Bailey has recently been reading What Was the First Rock’N’Roll Record? by Jim Dawson and Steve Propes. Rather than declare an answer it puts forward a list of 50 candidates from 1944 to 1956 and explains the claim each has to the title. We’re going to steal that approach.

Watney's Red Barrel (detail from beer mat).

1. Watney’s Red Barrel, London, 1931.
Wait, bear with us! It was the first keg bitter, full stop, and when it first emerged was a well-regarded export quality beer. We’ve tasted a clone of a 1960s version and it was better than some keg red or amber ales currently being put out by larger breweries through their craft sub-brands.

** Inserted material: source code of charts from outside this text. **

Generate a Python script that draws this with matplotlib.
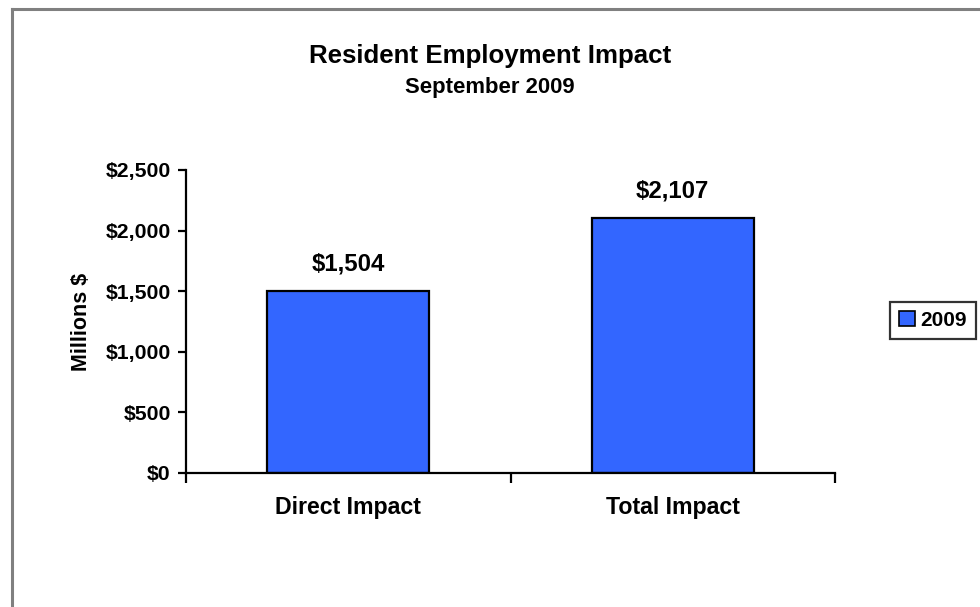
import matplotlib
matplotlib.use("Agg")
import matplotlib.pyplot as plt
from matplotlib.lines import Line2D
from matplotlib.patches import Patch
from matplotlib.ticker import FuncFormatter

plt.rcParams['font.family'] = ['Liberation Sans', 'DejaVu Sans']
plt.rcParams['font.weight'] = 'bold'

categories = ["Direct Impact", "Total Impact"]
values = [1504, 2107]
series_name = "2009"
y_ticks = [0, 500, 1000, 1500, 2000, 2500]

bar_color = "#3366FF"

fig = plt.figure(figsize=(9.8, 6.07), dpi=100)
fig.patch.set_facecolor("white")

# Outer chart-area border (left and top edges visible)
fig.add_artist(Line2D([11.5 / 980, 11.5 / 980], [0, 1 - 8.5 / 607],
                      transform=fig.transFigure, color="#808080", lw=2.2))
fig.add_artist(Line2D([11.5 / 980, 1], [1 - 8.5 / 607, 1 - 8.5 / 607],
                      transform=fig.transFigure, color="#808080", lw=2.2))

ax = fig.add_axes([186 / 980, 1 - 473 / 607, (835 - 186) / 980, (473 - 170) / 607])

x = list(range(len(categories)))
bars = ax.bar(x, values, width=0.5, color=bar_color, edgecolor="black", linewidth=1.6, zorder=2)

ax.set_xlim(-0.5, len(categories) - 0.5)
ax.set_ylim(0, 2500)
ax.set_yticks(y_ticks)
ax.yaxis.set_major_formatter(FuncFormatter(lambda v, p: "${:,.0f}".format(v)))

# Category separators as x ticks
ax.set_xticks([i - 0.5 for i in range(len(categories) + 1)])
ax.set_xticklabels([])
ax.tick_params(axis="x", direction="out", length=7, width=1.6, color="black")
ax.tick_params(axis="y", direction="out", length=6, width=1.6, color="black",
               labelsize=15.3, pad=5)
for lab in ax.get_yticklabels():
    lab.set_fontweight("bold")

for i, c in enumerate(categories):
    ax.text(i, -0.115, c, transform=ax.get_xaxis_transform(), ha="center", va="center",
            fontsize=16.7, fontweight="bold")

for s in ["top", "right"]:
    ax.spines[s].set_visible(False)
for s in ["left", "bottom"]:
    ax.spines[s].set_linewidth(1.6)

for b, v in zip(bars, values):
    ax.annotate("${:,.0f}".format(v), (b.get_x() + b.get_width() / 2, v),
                xytext=(0, 19.5), textcoords="offset points", ha="center", va="center",
                fontsize=17.3, fontweight="bold")

ax.set_ylabel("Millions $", fontsize=15.5, fontweight="bold", labelpad=10)

fig.text(0.5, 1 - 56 / 607, "Resident Employment Impact", ha="center", va="center",
         fontsize=18.6, fontweight="bold")
fig.text(0.5, 1 - 87 / 607, "September 2009", ha="center", va="center",
         fontsize=15.9, fontweight="bold")

leg = fig.legend(handles=[Patch(facecolor=bar_color, edgecolor="black", linewidth=1.2, label=series_name)],
                 loc="center", bbox_to_anchor=(933 / 980, 1 - 320.5 / 607),
                 frameon=True, fancybox=False, handlelength=0.75, handleheight=0.75,
                 handletextpad=0.25, borderpad=0.45, borderaxespad=0,
                 prop={"weight": "bold", "size": 15})
leg.get_frame().set_edgecolor("black")
leg.get_frame().set_linewidth(1.6)

fig.savefig("out.png", dpi=100, facecolor="white")
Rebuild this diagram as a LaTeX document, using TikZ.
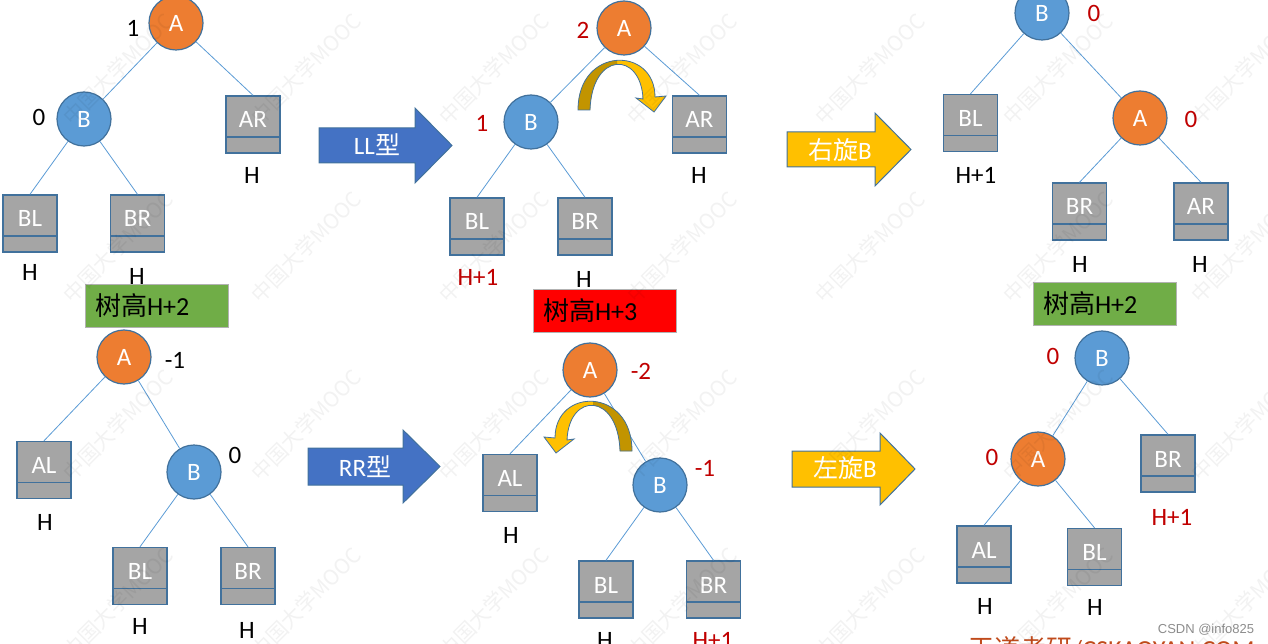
\documentclass[tikz,border=0pt]{standalone}
\usepackage{fontspec}
\setmainfont{Carlito}
\newfontfamily\cjk{Noto Sans CJK SC}
\newfontfamily\csdnfont{Liberation Sans}
\usepackage{tikz}
\usetikzlibrary{positioning}
\definecolor{nodeorange}{HTML}{ED7D31}
\definecolor{nodeblue}{HTML}{5B9BD5}
\definecolor{rimblue}{HTML}{41719C}
\definecolor{boxgray}{HTML}{A5A5A5}
\definecolor{arrowblue}{HTML}{4472C4}
\definecolor{turnyellow}{HTML}{FFC000}
\definecolor{turndark}{HTML}{C29400}
\definecolor{balred}{HTML}{C00000}
\definecolor{treegreen}{HTML}{70AD47}
\definecolor{sitered}{HTML}{C04A1B}

\tikzset{
  big/.style={font=\fontsize{25pt}{30pt}\selectfont},
  rnode/.style={circle, minimum size=54pt, inner sep=0pt, draw=rimblue, line width=1.2pt, text=white, big},
  anode/.style={rnode, fill=nodeorange},
  bnode/.style={rnode, fill=nodeblue},
  sub/.style={rectangle, minimum width=54pt, minimum height=57pt, inner sep=0pt,
    fill=boxgray, draw=rimblue, line width=1.4pt, text=white, big,
    text height=17pt, text depth=10pt,
    path picture={\draw[rimblue, line width=1.4pt]
      ([yshift=16pt]path picture bounding box.south west) --
      ([yshift=16pt]path picture bounding box.south east);}},
  edge/.style={draw=nodeblue, line width=0.8pt},
  bal/.style={big, inner sep=0pt},
  balr/.style={bal, text=balred},
  hgt/.style={big, inner sep=0pt},
  hgtr/.style={hgt, text=balred},
  hbox/.style={minimum width=143pt, minimum height=43pt, draw=black!30, line width=1pt,
    text width=123pt, align=left, inner xsep=10pt, font=\fontsize{26pt}{30pt}\selectfont},
  fatblue/.style={fill=arrowblue, draw=rimblue, line width=1pt},
  fatyellow/.style={fill=turnyellow, draw=rimblue, line width=1pt},
  arrowtxt/.style={text=white, big},
  wmark/.style={rotate=45, text=black, text opacity=0.05, font=\cjk\fontsize{21pt}{24pt}\selectfont},
  rotarrow/.pic={
    \path[save path=\bandpath] (0,0) .. controls (0,-64) and (77,-64) .. (77,-13)
      -- (88,-14) -- (76,2) -- (58,-12) -- (65,-11)
      .. controls (63,-59) and (14,-59) .. (12,0) -- cycle;
    \path[use path=\bandpath, fill=turnyellow];
    \begin{scope}
      \clip (-6,6) rectangle (39,-60);
      \path[use path=\bandpath, fill=turndark];
    \end{scope}
    \path[use path=\bandpath, draw=rimblue, line width=0.8pt];
  }
}

\begin{document}
\begin{tikzpicture}[x=1pt,y=-1pt]
\useasboundingbox (0,0) rectangle (1268,644);

% LL case, before
\node[anode] (a1) at (176,23) {A};
\node[bnode] (b1) at (84,119) {B};
\node[sub] (ar1) at (253,124.5) {AR};
\node[sub] (bl1) at (30,223.5) {BL};
\node[sub] (br1) at (137.5,223.5) {BR};
\draw[edge] (a1) -- (b1);
\draw[edge] (a1) -- (ar1.north);
\draw[edge] (b1) -- (bl1.north);
\draw[edge] (b1) -- (br1.north);
\node[bal] (fa1) at (133,28) {1};
\node[bal] (fb1) at (39,117) {0};
\node[hgt] (har1) at (252,175) {H};
\node[hgt] (hbl1) at (30,272) {H};
\node[hgt] (hbr1) at (137,276) {H};
\node[hbox, fill=treegreen] (tall1) at (156.5,305.5) {{\cjk 树高}H+2};

% LL arrow
\draw[fatblue] (319,128) -- ++(96,0) -- ++(0,-20) -- ++(37,37.5) -- ++(-37,37.5) -- ++(0,-20) -- ++(-96,0) -- cycle;
\node[arrowtxt] (ll) at (377,145) {LL{\cjk 型}};

% LL case, unbalanced
\node[anode] (a2) at (624,28) {A};
\node[bnode] (b2) at (531,122) {B};
\node[sub] (ar2) at (699.5,124.5) {AR};
\node[sub] (bl2) at (477,226.5) {BL};
\node[sub] (br2) at (585,226.5) {BR};
\draw[edge] (a2) -- (b2);
\draw[edge] (a2) -- (ar2.north);
\draw[edge] (b2) -- (bl2.north);
\draw[edge] (b2) -- (br2.north);
\node[balr] (fa2) at (583,30) {2};
\node[balr] (fb2) at (482,123) {1};
\node[hgt] (har2) at (699,175) {H};
\node[hgtr] (hbl2) at (478,277) {H+1};
\node[hgt] (hbr2) at (584,279) {H};
\pic at (578,110) {rotarrow};
\node[hbox, fill=red] (tall2) at (604.5,311) {{\cjk 树高}H+3};

% right rotation arrow
\draw[fatyellow] (787,132) -- ++(88,0) -- ++(0,-19) -- ++(36,36.5) -- ++(-36,36.5) -- ++(0,-19) -- ++(-88,0) -- cycle;
\node[arrowtxt] (rot1) at (840,150) {{\cjk 右旋}B};

% LL case, after
\node[bnode] (b3) at (1042,13) {B};
\node[anode] (a3) at (1140,118) {A};
\node[sub] (bl3) at (970.5,123) {BL};
\node[sub] (br3) at (1079.5,211.5) {BR};
\node[sub] (ar3) at (1201,211.5) {AR};
\draw[edge] (b3) -- (bl3.north);
\draw[edge] (b3) -- (a3);
\draw[edge] (a3) -- (br3.north);
\draw[edge] (a3) -- (ar3.north);
\node[balr] (fb3) at (1094,13) {0};
\node[balr] (fa3) at (1191,119) {0};
\node[hgt] (hbl3) at (976,175) {H+1};
\node[hgt] (hbr3) at (1080,264) {H};
\node[hgt] (har3) at (1200,264) {H};
\node[hbox, fill=treegreen] (tall3) at (1104.5,304) {{\cjk 树高}H+2};

% RR case, before
\node[anode] (a4) at (124,357) {A};
\node[bnode] (b4) at (194,472) {B};
\node[sub] (al4) at (44,470) {AL};
\node[sub] (bl4) at (140,576) {BL};
\node[sub] (br4) at (248,576) {BR};
\draw[edge] (a4) -- (al4.north);
\draw[edge] (a4) -- (b4);
\draw[edge] (b4) -- (bl4.north);
\draw[edge] (b4) -- (br4.north);
\node[bal] (fa4) at (175,360) {-1};
\node[bal] (fb4) at (235,455) {0};
\node[hgt] (hal4) at (45,522) {H};
\node[hgt] (hbl4) at (140,626) {H};
\node[hgt] (hbr4) at (247,630) {H};

% RR arrow
\draw[fatblue] (308,448) -- ++(95,0) -- ++(0,-18) -- ++(37,36.5) -- ++(-37,36.5) -- ++(0,-18) -- ++(-95,0) -- cycle;
\node[arrowtxt] (rr) at (365,467) {RR{\cjk 型}};

% RR case, unbalanced
\node[anode] (a5) at (590,370) {A};
\node[bnode] (b5) at (660,485) {B};
\node[sub] (al5) at (510,483) {AL};
\node[sub] (bl5) at (606,589.5) {BL};
\node[sub] (br5) at (713.5,589.5) {BR};
\draw[edge] (a5) -- (al5.north);
\draw[edge] (a5) -- (b5);
\draw[edge] (b5) -- (bl5.north);
\draw[edge] (b5) -- (br5.north);
\node[balr] (fa5) at (641,371) {-2};
\node[balr] (fb5) at (705,468) {-1};
\node[hgt] (hal5) at (511,535) {H};
\node[hgt] (hbl5) at (605,640) {H};
\node[hgtr] (hbr5) at (713,640) {H+1};
\pic[xscale=-1] at (632,451) {rotarrow};

% left rotation arrow
\draw[fatyellow] (792,451) -- ++(88,0) -- ++(0,-18) -- ++(35,36) -- ++(-35,36) -- ++(0,-18) -- ++(-88,0) -- cycle;
\node[arrowtxt] (rot2) at (845,468) {{\cjk 左旋}B};

% RR case, after
\node[bnode] (b6) at (1102,358) {B};
\node[anode] (a6) at (1038,459) {A};
\node[sub] (br6) at (1168,463.5) {BR};
\node[sub] (al6) at (984,554.5) {AL};
\node[sub] (bl6) at (1094.5,557) {BL};
\draw[edge] (b6) -- (a6);
\draw[edge] (b6) -- (br6.north);
\draw[edge] (a6) -- (al6.north);
\draw[edge] (a6) -- (bl6.north);
\node[balr] (fb6) at (1053,356) {0};
\node[balr] (fa6) at (992,457) {0};
\node[hgtr] (hbr6) at (1172,517) {H+1};
\node[hgt] (hal6) at (985,606) {H};
\node[hgt] (hbl6) at (1095,607) {H};

% marks
\node[font=\csdnfont\fontsize{13pt}{15pt}\selectfont, text=black!45] (csdn) at (1206,630) {CSDN @info825};
\node[anchor=base west, inner sep=0pt, text=sitered, font=\fontsize{26pt}{30pt}\selectfont] (site) at (968,658) {{\cjk 王道考研}/CSKAOYAN.COM};
\foreach \i in {0,...,6}
  \foreach \j in {0,...,3}
    \node[wmark] at ({118+188*\i},{69+178*\j}) {中国大学MOOC};
\end{tikzpicture}
\end{document}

1970s photograph of two men in horn-rimmed glasses inspecting beer.
Tommy Marling takes the temperature of draught Guinness watched by Mr Bill Steggle, licensee of the Cock at Headley near Epsom. SOURCE: Guinness Time.

2. Draught Guinness, 1958.
Please continue to bear with us. In the mid-20th Century draught Guinness was a super-hip beer and apparently very tasty, but hard to find. Technicians at the brewery worked out a way to reliably dispense it from one vessel with a creamy head and it went on to take over the world. It was brewed in both Dublin and London. CAMRA veteran Barrie Pepper is once reported to have said that if all keg beer had been as good as draught Guinness CAMRA would never have got off the ground.

a. German and Belgian beers began to appear more frequently in Britain at the end of the 1970s, usually  bottled, but occasionally on draught. In the mid-1980s Sean Franklin at Rooster’s and Peter Austin at Ringwood considered kegging their beers but neither bit the bullet.